Persetujuan kedua belah pihak yang merupakan sepakat itu harus diberikan secara bebas. Dalam hukum perjanjian ada tiga sebab yang membuat perijinan tadi tidak bebas, yaitu : paksaan, kekhilafan dan penipuan. Yang dimaksud dengan pemaksaan adalah pemaksaan rohani atau jiwa (psikis), jadi bukan paksaan badan atau phisik.

Kekhilafan atau Kekeliruan terjadi, apabila salah satu pihak khilaf tentang hal-hal pokok dari apa yang diperjanjikan atau tentang sifat-sifat yang penting dari barang yang menjadi obyek perjanjian, ataupun mengenai orang dengan siapadiadakan perjanjian itu.

Penipuan terjadi, apabila satu pihak dengan sengaj memberikan keterangan-keterangan yang palsu atau tidak benar disertai dengan akal-akalan yang cerdik (tipu-muslihat), untuk membujuk pihak lawannya memberikan, perijinannya.

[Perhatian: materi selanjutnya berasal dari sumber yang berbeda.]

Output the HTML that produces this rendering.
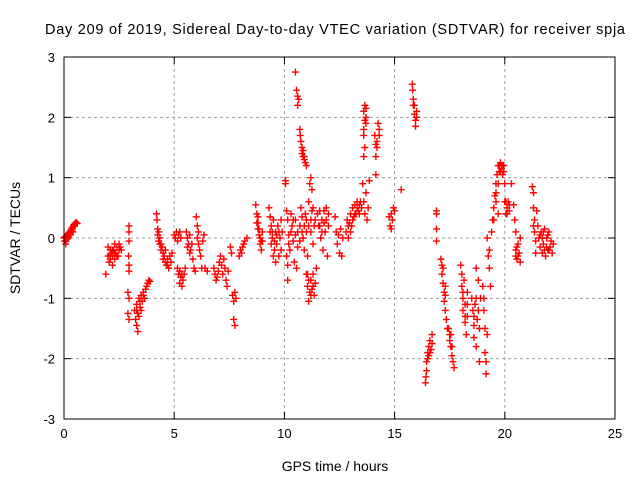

Pihak yang menipu itu bertindak secara aktif untuk menjerumuskan pihak lawannya.

Terhadap azas konsesualitas yang dikandung oleh pasal 1320 Kitab Undang-Undang Hukum Perdata, ada kekecualiannya, yaitu di sana-sini oleh Undang-Undang ditetapkan suatu formalitas untuk beberapa macam perjanjian, misalnya : perjanjian penghibahan benda tak bergerak harus dilakukan dengan akte notaries, perjanjian perdamaian harus dibuat secara tertulis dan lain sebagainya. Perjanjian-perjanjian untuk mana ditetapkan sesuatu formalitas atau bentuk cara tertentu itu sebagaimana sudah kita lihat, dinamakan perjanjain formil. Apabila perjanjian yang demikian itu tidak memenuhi formalitas yang ditetapkan oleh Undang-undang, maka ia adalah batal demi hukum.